When the footage of the devastating floods in Mokwa hit my eyes, I didn’t know if to sink into grief or meditation, or rage in futility or take solace in my verses. I was hit with the sort of trepidation that shut my lips into practiced prayer and deflated silence.
However, I reckon this thing didn’t start with rain. It started with silence. A silence that had run through urban planning departments for decades. A silence that deepened each time we built homes before roads, filled wetlands for markets, and saw trees as obstacles instead of buffers. And so, when the floodwaters peeled the earth naked and swallowed Mokwa, it wasn’t a surprise. It was a scheduled disaster finally showing up on time.
In a matter of hours, more than 200 lives were lost. Over 3,000 people were displaced. Roads vanished. Farms disappeared. Graveyards washed open. A town once quiet and self-sustaining is now a soggy memory of what should have been protected. Yet, the water did not just take…it undressed us. It revealed how our cities, towns, and villages were never built to survive the world we live in.
The floods weren’t just an act of God; they were a consequence of deliberate human neglect. And now, over lives have been lost. I don’t want to talk about disaster fatigue or donor rounds. I want to talk about how, we keep doing the same things and act surprised when the same things happen.
Mokwa wasn’t just drowned by water. It was choked by failure–of leadership, of planning, of care. It’s what happens when we confuse sweet speeches for smart solutions and when environmental warnings feel like background noise to louder political headlines.
Beyond Mokwa, it’s about Maiduguri last year. Borno, Bauchi, Sokoto, Zamfara, Katsina, Benue, Gombe, Yobe –state after state, storm after storm. I wrote then that almost every Nigerian city is as flood-prone as Maiduguri. This year, Mokwa is just the beginning–and we haven’t even reached peak flood season.

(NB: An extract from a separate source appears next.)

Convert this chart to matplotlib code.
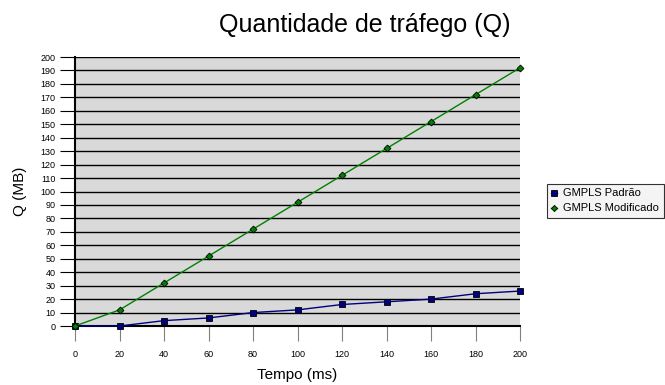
import numpy as np
import matplotlib.pyplot as plt

plt.rcParams["font.family"] = ["Liberation Sans", "DejaVu Sans"]

tempo = [0, 20, 40, 60, 80, 100, 120, 140, 160, 180, 200]
padrao = [0, 0, 4, 6, 10, 12, 16, 18, 20, 24, 26]
modificado = [0, 12, 32, 52, 72, 92, 112, 132, 152, 172, 192]

fig = plt.figure(figsize=(6.65, 3.85), dpi=100)
ax = fig.add_axes([0.1128, 0.1532, 0.6692, 0.6987])
ax.set_facecolor("#d9d9d9")

ax.plot(tempo, padrao, color="#000080", linewidth=1, marker="s", markersize=4.5,
        markerfacecolor="#000080", markeredgecolor="black", markeredgewidth=0.6,
        label="GMPLS Padrão", clip_on=False, zorder=3)
ax.plot(tempo, modificado, color="#008000", linewidth=1, marker="D", markersize=3.5,
        markerfacecolor="#008000", markeredgecolor="black", markeredgewidth=0.6,
        label="GMPLS Modificado", clip_on=False, zorder=3)

ax.set_xlim(0, 200)
ax.set_ylim(0, 200)
ax.set_xticks(range(0, 201, 20))
ax.set_yticks(range(0, 201, 10))
ax.yaxis.grid(True, color="black", linewidth=1)
ax.set_axisbelow(True)
for s in ["top", "right"]:
    ax.spines[s].set_visible(False)
ax.spines["left"].set_linewidth(1.5)
ax.spines["bottom"].set_linewidth(1.5)
ax.tick_params(axis="x", labelsize=6.5, length=11, color="gray", pad=6)
ax.tick_params(axis="y", labelsize=6.5, length=11, color="black", pad=3)

ax.set_title("Quantidade de tráfego (Q)", fontsize=18, x=0.65, pad=18)
ax.set_xlabel("Tempo (ms)", fontsize=11, labelpad=7)
ax.set_ylabel("Q (MB)", fontsize=11, labelpad=10)

leg = ax.legend(loc="center left", bbox_to_anchor=(1.06, 0.465), fontsize=8,
                frameon=True, fancybox=False, edgecolor="black", borderpad=0.4,
                handlelength=0.5, handletextpad=0.6, labelspacing=0.45,
                markerscale=0.9, borderaxespad=0)
leg.get_frame().set_linewidth(0.8)
leg.get_frame().set_facecolor("#f2f2f2")

fig.savefig("out.png", dpi=100)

What we have is a national pattern of building chaos. We cut trees, we build on flood plains, and then we wonder why the water refuses to stay where we hoped it would. There are no green areas to absorb excess rain, no wetlands to act as buffers, no real drainage systems, and no natural paths left for runoff. So, the water clears its own path. And that path often goes through people’s lives.
We need to stop pretending this is weather. It is design or the lack of it. Most of our cities are unplanned. Or worse, planned and ignored. We build first. Then argue later about access roads, drainages, or safety. We fill up swamps and wetlands, call it development, and forget to replace the natural systems we’ve erased. No trees. No grasslands. No buffers. When the skies open up, the soil can’t breathe. The water can’t sink. It can only run.
We are not just suffering from climate change. We are amplifying it. We are making it worse.
As residents reel from the losses trying to get their lives together, I hope the donations reaching Mokwa reach the actual victims of the disaster. This is not how sustainable countries are built. This is how history judges failing ones.
If we are serious, and I mean truly serious –about survival, then we need more than emergency tents and body counts. We need a total urban renewal programme. Not a project. A programme. One that sees drainage systems as national assets. One that prioritises green spaces, tree planting, wetlands restoration, and long-term zoning enforcement. One that gives power, funding, and responsibility to local governments and not just for disaster response but for disaster prevention.
We need to return to the basics:
- Drainage before development.
- Trees before rooftops.
- Wetlands protected, not paved.
- Roads designed with runoff in mind.
The SDGs are not distant ideals or about aesthetics. It’s about life and death.
Goal 11 (Sustainable Cities), Goal 13 (Climate Action), Goal 9 (Infrastructure), and Goal 1 (No Poverty)—all of them intersect on a flooded street in Mokwa. All of them failed together.
We can’t keep burying the poor with the excuses of the powerful. The rich don’t drown in floodplains. The poor do. The poor don’t get boats and helicopters. They get the blame.
And so, the question now is this: Will we plan for the next storm, or will we once again wait until the water comes knocking?
Because make no mistake, the flood is coming. May be not just to Mokwa, but to every Nigerian city that looks like it. And that’s most of them.
I hope Mokwa becomes a warning. Let it be a mirror. Let it be the last time we act shocked by a storm we created.